ID card scheme costs hit £215m

But future of ID cards remains uncertain

The government has spent £215 million (US$353.7 million) on the national identity scheme, including ID cards and biometric passports.

The news comes only a month after home secretary Alan Johnson said the controversial national ID cards would no longer be compulsory. A contract to produce the cards has also been pushed back until after a general election, which could decide their future.

Details of the spending slipped out in a parliamentary written answer last week.
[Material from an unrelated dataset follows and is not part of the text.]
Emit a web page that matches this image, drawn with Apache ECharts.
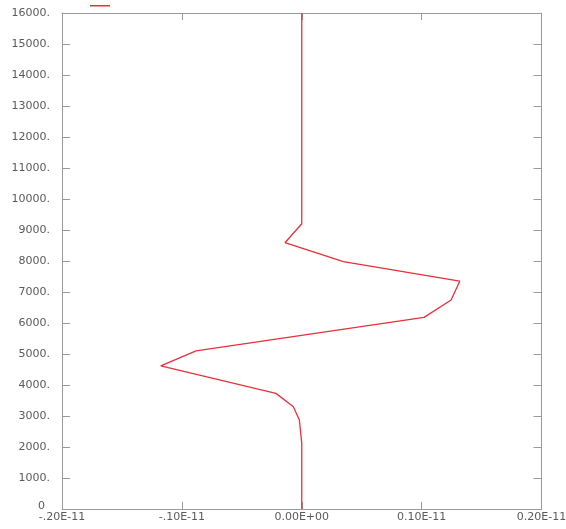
<!DOCTYPE html>
<html>
<head>
<meta charset="utf-8">
<script src="https://cdn.jsdelivr.net/npm/echarts@6/dist/echarts.min.js"></script>
<style>
html,body{margin:0;padding:0;background:#fff;}
#chart{width:566px;height:529px;}
</style>
</head>
<body>
<div id="chart"></div>
<script>
// Heights (y) and values (x) read from the profile, bottom to top
var heights = [0, 2130, 2870, 3300, 3730, 4620, 5100, 6180, 6740, 7350, 7980, 8590, 9200, 16000];
var values  = [0, 0, -0.02e-12, -0.07e-12, -0.215e-12, -1.176e-12, -0.882e-12, 1.02e-12, 1.246e-12, 1.318e-12, 0.347e-12, -0.14e-12, 0, 0];
var xTickLabels = ['-.20E-11', '-.10E-11', '0.00E+00', '0.10E-11', '0.20E-11'];
var yTickLabels = ['0', '1000.', '2000.', '3000.', '4000.', '5000.', '6000.', '7000.', '8000.', '9000.', '10000.', '11000.', '12000.', '13000.', '14000.', '15000.', '16000.'];
var seriesName = 'w';

var points = heights.map(function (h, i) { return [values[i], h]; });

var axisLineStyle = { color: '#9a9a9a', width: 1 };
var tickStyle = { color: '#9a9a9a', width: 1 };
var labelFont = { fontFamily: 'DejaVu Sans', fontSize: 11, color: '#5a5a5a' };

function xLabel(v) {
  var idx = Math.round(v / 1e-12) + 2;
  return xTickLabels[idx] || '';
}
function yLabel(v) {
  var idx = Math.round(v / 1000);
  if (idx === 0) return '{z|' + yTickLabels[0] + '}';
  return yTickLabels[idx] || '';
}

var chart = echarts.init(document.getElementById('chart'), null, { renderer: 'canvas' });
chart.setOption({
  animation: false,
  backgroundColor: '#ffffff',
  grid: { left: 62, right: 24.5, top: 13, bottom: 20, containLabel: false, outerBoundsMode: 'none' },
  legend: {
    show: true,
    left: 85, top: 0,
    icon: 'rect',
    itemWidth: 20, itemHeight: 1.5,
    itemGap: 0,
    formatter: function () { return ''; },
    textStyle: { fontSize: 1 },
    data: [seriesName]
  },
  xAxis: [{
    type: 'value',
    min: -2e-12, max: 2e-12, interval: 1e-12,
    position: 'bottom',
    axisLine: { show: true, onZero: false, lineStyle: axisLineStyle },
    axisTick: { show: true, inside: true, length: 7, lineStyle: tickStyle },
    axisLabel: Object.assign({ show: true, margin: 3, formatter: xLabel, showMinLabel: true, showMaxLabel: true }, labelFont),
    splitLine: { show: false }
  }, {
    type: 'value',
    min: -2e-12, max: 2e-12, interval: 1e-12,
    position: 'top',
    axisLine: { show: true, onZero: false, lineStyle: axisLineStyle },
    axisTick: { show: true, inside: true, length: 7, lineStyle: tickStyle },
    axisLabel: { show: false },
    splitLine: { show: false }
  }],
  yAxis: [{
    type: 'value',
    min: 0, max: 16000, interval: 1000,
    position: 'left',
    axisLine: { show: true, onZero: false, lineStyle: axisLineStyle },
    axisTick: { show: true, inside: true, length: 8, lineStyle: tickStyle },
    axisLabel: Object.assign({
      show: true, margin: 12, formatter: yLabel, showMinLabel: true, showMaxLabel: true,
      rich: { z: { fontFamily: 'DejaVu Sans', fontSize: 11, color: '#5a5a5a', padding: [0, 5, 5, 0] } }
    }, labelFont),
    splitLine: { show: false }
  }, {
    type: 'value',
    min: 0, max: 16000, interval: 1000,
    position: 'right',
    axisLine: { show: true, onZero: false, lineStyle: axisLineStyle },
    axisTick: { show: true, inside: true, length: 8, lineStyle: tickStyle },
    axisLabel: { show: false },
    splitLine: { show: false }
  }],
  series: [{
    name: seriesName,
    type: 'line',
    xAxisIndex: 0,
    yAxisIndex: 0,
    data: points,
    showSymbol: false,
    symbol: 'none',
    smooth: false,
    lineStyle: { color: '#e8303a', width: 1.3 },
    itemStyle: { color: '#e8303a' }
  }]
});
</script>
</body>
</html>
In the answer, the government admitted it had spent progressively more on the scheme each year since 2003, hitting a peak of £81.5 million in the year to April 2009.

The government did not break down how much of the £215 million was spent on identity cards, and how much on the biometric passports that are also part of the scheme, but the figure immediately drew ire from the Conservative Party.

Chris Grayling, shadow home secretary, said today in the Financial Times that the government had "wasted" large amounts of money on ID cards.

"The scheme will cost hundreds of millions more, even if the cards are voluntary," he stated. "It is time it was completely scrapped."

The Conservatives have said on many occasions that they would stop the ID cards programme if they won a general election, and have written to suppliers CSC and IBM warning them of that.

But the Tories maintain support for biometric passports, for which there will be a database that contains similar information. Civil liberties campaigners, in contrast, have described biometric passports as ID cards "by the back door".

In spite of the uncertainty over the future of identity cards, which have only been rolled out to foreign nationals, and airside workers at Manchester and London City airports, the government today unveiled what the cards will look like.

The 10 year budget for ID cards is £1.3 billion. Some £3.6 billion will be spent on biometric passports.